The ban, which went into effect on Sept. 1, 2017, had been set to expire on Friday. It will be extended through Aug. 31, 2019, the State Department said in a notice to be published in the Federal Register on Friday.

Meanwhile, a U.S. military video released early Friday purported to show small ships in the Gulf of Aden smuggling weapons amid the ongoing war in Yemen, with officials saying they seized over 1,000 arms from the vessels.

The seizure by the guided-missile destroyer USS Jason Dunham may mark the first such interdiction of weapons at sea bound for Yemen in years for American forces patrolling the region.

However, the military did not identify the weapons seized, nor did they say whom they suspected of smuggling the weapons. The U.S. Navy’s 5th Fleet, based in Bahrain, did not respond to multiple requests for comment.

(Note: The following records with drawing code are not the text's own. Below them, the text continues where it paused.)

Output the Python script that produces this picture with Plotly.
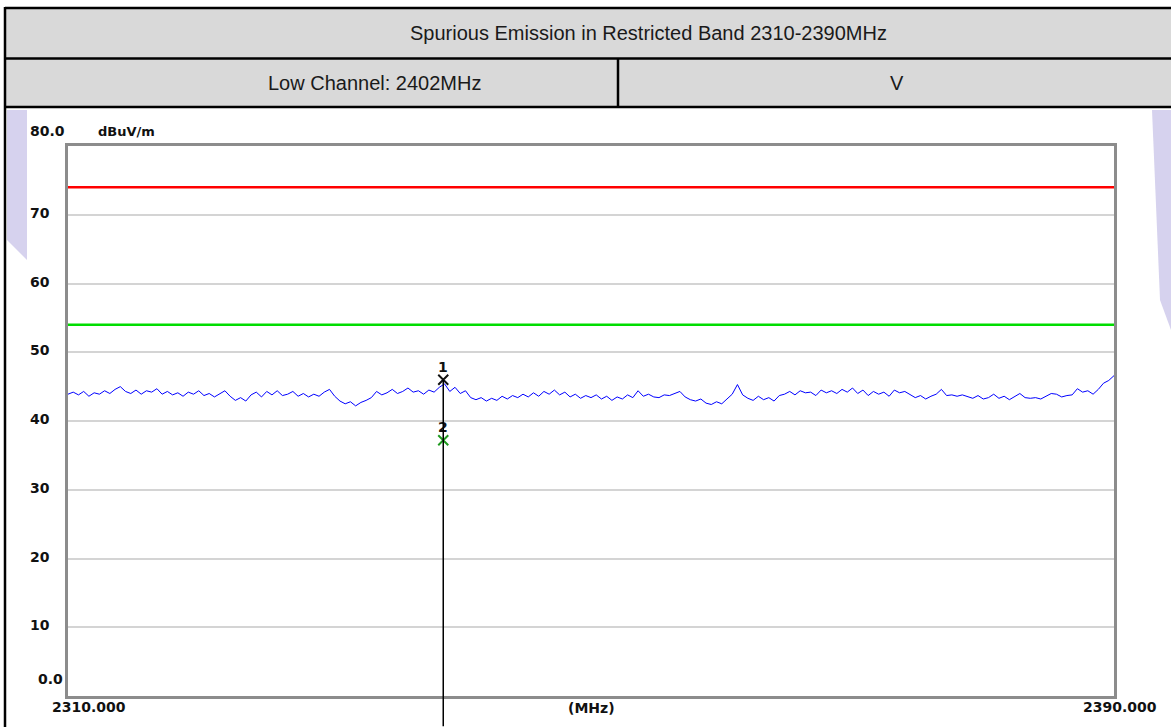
import plotly.graph_objects as go

# ---------------- data ----------------
title_text = "Spurious Emission in Restricted Band 2310-2390MHz"
channel_text = "Low Channel: 2402MHz"
polarity_text = "V"
y_unit = "dBuV/m"
x_unit = "(MHz)"

freq_start = 2310.0
freq_step = 0.4
trace_level = [
    43.9, 44.2, 43.8, 44.3, 43.6, 44.1, 43.9, 44.4, 44.0, 44.6,
    45.0, 44.3, 44.0, 44.5, 43.9, 44.4, 44.2, 44.7, 43.9, 44.3,
    43.8, 44.1, 43.6, 44.2, 43.9, 44.4, 43.7, 44.0, 43.5, 43.9,
    44.4, 43.6, 43.0, 43.4, 42.9, 43.8, 44.2, 43.5, 44.3, 43.8,
    44.4, 43.7, 43.9, 44.3, 43.6, 44.0, 43.5, 43.9, 43.6, 44.2,
    44.6, 43.6, 42.9, 42.5, 42.8, 42.2, 42.7, 43.0, 43.4, 44.3,
    43.8, 44.1, 44.6, 44.0, 44.3, 44.8, 44.2, 44.4, 43.9, 44.5,
    44.2, 44.9, 45.4, 44.3, 44.9, 44.0, 44.4, 43.4, 43.1, 43.4,
    42.9, 43.3, 43.0, 43.6, 43.2, 43.7, 43.4, 43.9, 43.5, 44.1,
    43.6, 44.3, 43.9, 44.5, 43.8, 44.2, 43.5, 43.9, 43.3, 43.7,
    43.4, 43.8, 43.2, 43.6, 43.0, 43.5, 43.2, 43.8, 43.4, 44.4,
    43.6, 43.9, 43.5, 43.4, 43.8, 43.7, 44.0, 44.3, 43.5, 43.1,
    42.9, 43.2, 42.6, 42.4, 42.8, 42.5, 43.2, 43.9, 45.3, 43.8,
    43.3, 43.0, 43.6, 43.1, 43.4, 42.9, 43.7, 43.9, 44.3, 43.8,
    44.4, 44.1, 44.2, 43.7, 44.5, 44.1, 44.4, 44.0, 44.6, 44.2,
    44.8, 44.0, 44.5, 43.7, 44.3, 43.9, 44.2, 43.6, 44.5, 44.1,
    44.3, 43.8, 43.4, 43.7, 43.2, 43.6, 43.9, 44.6, 43.7, 43.8,
    43.6, 43.8, 43.5, 43.3, 43.7, 43.2, 43.4, 43.9, 43.3, 43.6,
    43.1, 43.5, 44.0, 43.4, 43.3, 43.4, 43.2, 43.6, 44.0, 43.9,
    43.5, 43.7, 43.8, 44.7, 44.2, 44.4, 43.9, 44.6, 45.5, 45.9,
    46.6,
]
trace_freq = [freq_start + i * freq_step for i in range(len(trace_level))]

limit_peak = 74.0
limit_avg = 54.0

marker_labels = ["1", "2"]
marker_freq = [2338.7, 2338.7]
marker_level = [46.0, 37.2]
marker_colors = ["#111111", "#1f9a1f"]

y_tick_vals = [80, 70, 60, 50, 40, 30, 20, 10, 0]
y_tick_text = ["80.0", "70", "60", "50", "40", "30", "20", "10", "0.0"]
x_range = [2310.0, 2390.0]
x_tick_text = ["2310.000", "2390.000"]
y_range = [0, 80]

# ---------------- figure ----------------
W, H = 1171, 727
def px(x):
    return x / W
def py(y):
    return (H - y) / H

fig = go.Figure()

fig.add_trace(go.Scatter(x=trace_freq, y=trace_level, mode="lines",
                         line=dict(color="#0000ff", width=1), hoverinfo="skip",
                         showlegend=False))
fig.add_trace(go.Scatter(x=x_range, y=[limit_peak, limit_peak], mode="lines",
                         line=dict(color="#ff0000", width=2.5), showlegend=False))
fig.add_trace(go.Scatter(x=x_range, y=[limit_avg, limit_avg], mode="lines",
                         line=dict(color="#00dd00", width=2.5), showlegend=False))
fig.add_trace(go.Scatter(x=marker_freq, y=marker_level, mode="markers",
                         marker=dict(symbol="x-thin-open", size=10, color=marker_colors,
                                     line=dict(color=marker_colors, width=2)),
                         cliponaxis=False, showlegend=False))

annotations = []
shapes = []

# lavender watermark patches around the screenshot
lav = "#d6d2ee"
shapes.append(dict(type="path", xref="paper", yref="paper",
                   path=f"M {px(7)},{py(110)} L {px(27)},{py(110)} L {px(27)},{py(260)} L {px(7)},{py(240)} Z",
                   fillcolor=lav, line=dict(width=0), layer="below"))
shapes.append(dict(type="path", xref="paper", yref="paper",
                   path=f"M {px(1152)},{py(110)} L {px(1171)},{py(110)} L {px(1171)},{py(330)} L {px(1160)},{py(300)} Z",
                   fillcolor=lav, line=dict(width=0), layer="below"))

# table header
shapes.append(dict(type="rect", xref="paper", yref="paper",
                   x0=px(5), x1=px(1171), y0=py(107), y1=py(8),
                   fillcolor="#d9d9d9", line=dict(width=0), layer="below"))
for yy in [8, 58.5, 107]:
    shapes.append(dict(type="line", xref="paper", yref="paper",
                       x0=px(5), x1=px(1171), y0=py(yy), y1=py(yy),
                       line=dict(color="#000000", width=2.5)))
shapes.append(dict(type="line", xref="paper", yref="paper",
                   x0=px(5), x1=px(5), y0=py(7), y1=py(727),
                   line=dict(color="#000000", width=2.5)))
shapes.append(dict(type="line", xref="paper", yref="paper",
                   x0=px(618), x1=px(618), y0=py(58.5), y1=py(107),
                   line=dict(color="#000000", width=2.5)))

tbl_font = dict(family="Liberation Sans, Arial", size=20, color="#1a1a1a")
annotations.append(dict(text=title_text, xref="paper", yref="paper",
                        x=px(648), y=py(33.5), showarrow=False, font=tbl_font,
                        xanchor="center", yanchor="middle"))
annotations.append(dict(text=channel_text, xref="paper", yref="paper",
                        x=px(374.5), y=py(83), showarrow=False, font=tbl_font,
                        xanchor="center", yanchor="middle"))
annotations.append(dict(text=polarity_text, xref="paper", yref="paper",
                        x=px(897), y=py(83), showarrow=False, font=tbl_font,
                        xanchor="center", yanchor="middle"))

ax_font = dict(family="DejaVu Sans", size=14, color="#111111", weight="bold")

# y tick labels
for i, (v, t) in enumerate(zip(y_tick_vals, y_tick_text)):
    if i == 0:
        annotations.append(dict(text=t, xref="paper", yref="y", x=px(28), y=v,
                                yshift=15, xanchor="left", yanchor="middle",
                                showarrow=False, font=ax_font))
    elif i == len(y_tick_vals) - 1:
        annotations.append(dict(text=t, xref="paper", yref="y", x=px(65), y=v,
                                yshift=17, xanchor="right", yanchor="middle",
                                showarrow=False, font=ax_font))
    else:
        annotations.append(dict(text=t, xref="paper", yref="y", x=px(28), y=v,
                                yshift=2, xanchor="left", yanchor="middle",
                                showarrow=False, font=ax_font))

annotations.append(dict(text=y_unit, xref="paper", yref="paper", x=px(96), y=py(131),
                        xanchor="left", yanchor="middle", showarrow=False,
                        font=dict(family="DejaVu Sans", size=13, color="#111111", weight="bold")))

# x labels
annotations.append(dict(text=x_tick_text[0], xref="x", yref="y", x=x_range[0], y=0,
                        xshift=21, yshift=-1, xanchor="center", yanchor="top",
                        showarrow=False, font=ax_font))
annotations.append(dict(text=x_tick_text[1], xref="x", yref="y", x=x_range[1], y=0,
                        xshift=6, yshift=-1, xanchor="center", yanchor="top",
                        showarrow=False, font=ax_font))
annotations.append(dict(text=x_unit, xref="x", yref="y", x=(x_range[0] + x_range[1]) / 2, y=0,
                        yshift=-2, xanchor="center", yanchor="top",
                        showarrow=False, font=ax_font))

# marker labels
for lab, f, l in zip(marker_labels, marker_freq, marker_level):
    annotations.append(dict(text=lab, xref="x", yref="y", x=f, y=l, yshift=13,
                            xanchor="center", yanchor="middle", showarrow=False,
                            font=dict(family="DejaVu Sans", size=14, color="#111111", weight="bold")))

# marker vertical line (drawn as an arrow without head so it may leave the plot area)
annotations.append(dict(text="", xref="x", yref="y", x=marker_freq[0], y=marker_level[0],
                        axref="x", ayref="y", ax=marker_freq[0], ay=-4.6,
                        showarrow=True, arrowhead=0, arrowwidth=1.5, arrowcolor="#000000",
                        standoff=0, startstandoff=0))

fig.update_layout(
    width=W, height=H,
    margin=dict(l=0, r=0, t=0, b=0),
    paper_bgcolor="#ffffff",
    plot_bgcolor="#ffffff",
    showlegend=False,
    xaxis=dict(domain=[px(68), px(1114)], range=x_range, showgrid=False,
               showticklabels=False, ticks="", zeroline=False,
               showline=True, mirror=True, linecolor="#8c8c8c", linewidth=2.5,
               fixedrange=True),
    yaxis=dict(domain=[py(696), py(146)], range=y_range, tickvals=y_tick_vals,
               showgrid=True, gridcolor="#d4d4d4", gridwidth=1.5,
               showticklabels=False, ticks="", zeroline=False,
               showline=True, mirror=True, linecolor="#8c8c8c", linewidth=2.5,
               fixedrange=True),
    shapes=shapes,
    annotations=annotations,
)

fig.write_html("out.html", config={"displayModeBar": False},
               post_script="document.body.style.margin='0px';document.body.style.padding='0px';")
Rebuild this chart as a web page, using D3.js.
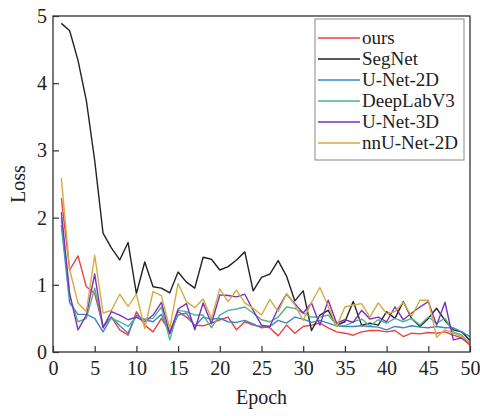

The short video clip appeared to show a skiff and a dhow, a traditional ship that commonly sails the waters of the Persian Gulf region. As the vessels bob in the high waves, people on the dhow toss large boxes into the skiff.

“The guided-missile destroyer USS Jason Dunham . conducted a flag verification boarding aboard a dhow and skiff in accordance with customary international law, finding both vessels to be stateless, and over 1,000 weapons aboard the skiff,” a caption for the video reads.

The U.S. military did not offer a location for the seizure in the Gulf of Aden, which has Yemen to its north and Somalia to its south. Smuggling of drugs, weapons and charcoal into and out of Somalia by criminal gangs and militant groups remains common.

The 5th Fleet repeatedly has accused Iran of smuggling arms via the sea to Yemen’s Shiite Houthi rebels. It points to seizures over a four-week period in early 2016, when coalition warships stopped three dhows in the Arabian Sea. The dhows carried thousands of Kalashnikov assault rifles as well as sniper rifles, machine guns, rocket-propelled grenade launchers, anti-tank missiles and other weapons.

One dhow carried 2,000 new assault rifles with serial numbers in sequential order, suggesting they came from a national stockpile, a report by the group Conflict Armament Research said. The rocket-propelled grenade launchers also bore hallmarks of being manufactured in Iran, the group said.